Many in the police department still do not buy the notion that the five are innocent, believing they played a role in the near fatal beating of the jogger. And while it takes courage to admit a mistake, one wonders about the machinations of Morgenthau’s top staffers in 1989 that led to the teenagers’ convictions in the first place.
Then, there is the 1990 Palladium nightclub murder, where Morgenthau’s apparent inattention led to a miscarriage of justice: two innocent men spent more than a dozen years in prison.
His office dismissed post-conviction evidence gathered by a Bronx detective that pointed to two others. The two innocent men were eventually freed but not before Morgenthau’s office stubbornly retried one of them and lost. In a further embarrassment, one of his own veteran prosecutors quit, publicly admitting he was so convinced of the men’s innocence that he had secretly helped the defense win their freedom.

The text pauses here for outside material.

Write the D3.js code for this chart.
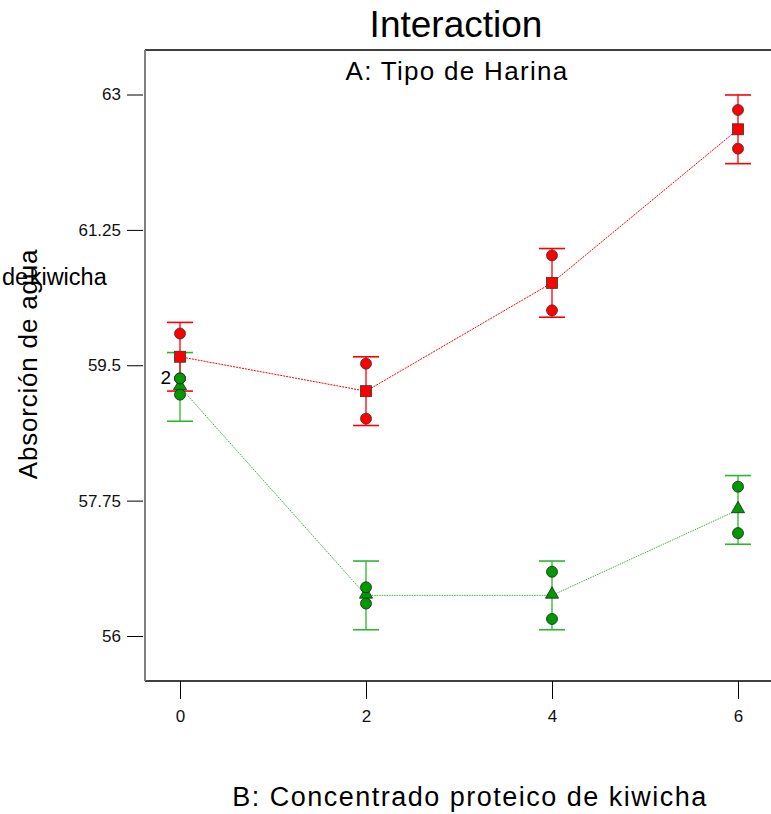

The Future. Already the in-fighting has begun over who will succeed Morgenthau. There are reports that he is seeking a candidate to defeat former judge Leslie Crocker Snyder, who ran against him four years ago and is running again.
Two months ago, Morgenthau’s campaign commissioned a poll, showing that none of the projected candidates, Crocker Snyder included, have significant name recognition.
Sources say the poll’s questions were skewed in favor of Morgenthau’s chief of staff Dan Castleman, with suggestions that he has fought police brutality, construction site abuses and political corruption. None of the other candidates were even mentioned in this regard.
In fact the questions were so skewed that Morgenthau scuttled the poll. He
alluded to this at last Friday’s news conference. While refusing to admit that he had commissioned the Castleman-centric poll, Morgenthau noted that the most important person in a poll is the one writing the questions, not the person asking them.
For now, the talk is that Morgenthau favors Cyrus Vance Jr., son of the former Secretary of State, believing he is best able to defeat Crocker Snyder.
Still, don’t write off the wily Castleman or the dark horse Richard Aborn, who has ties to Mark Green and former police commissioner Bill Bratton.
Finally there is Crocker Snyder herself, a hanging judge perhaps, but a tough bird and a fearless one. Her hope is that the three boys knock each other out so that voters elect the city’s first female district attorney since Elizabeth Holtzman.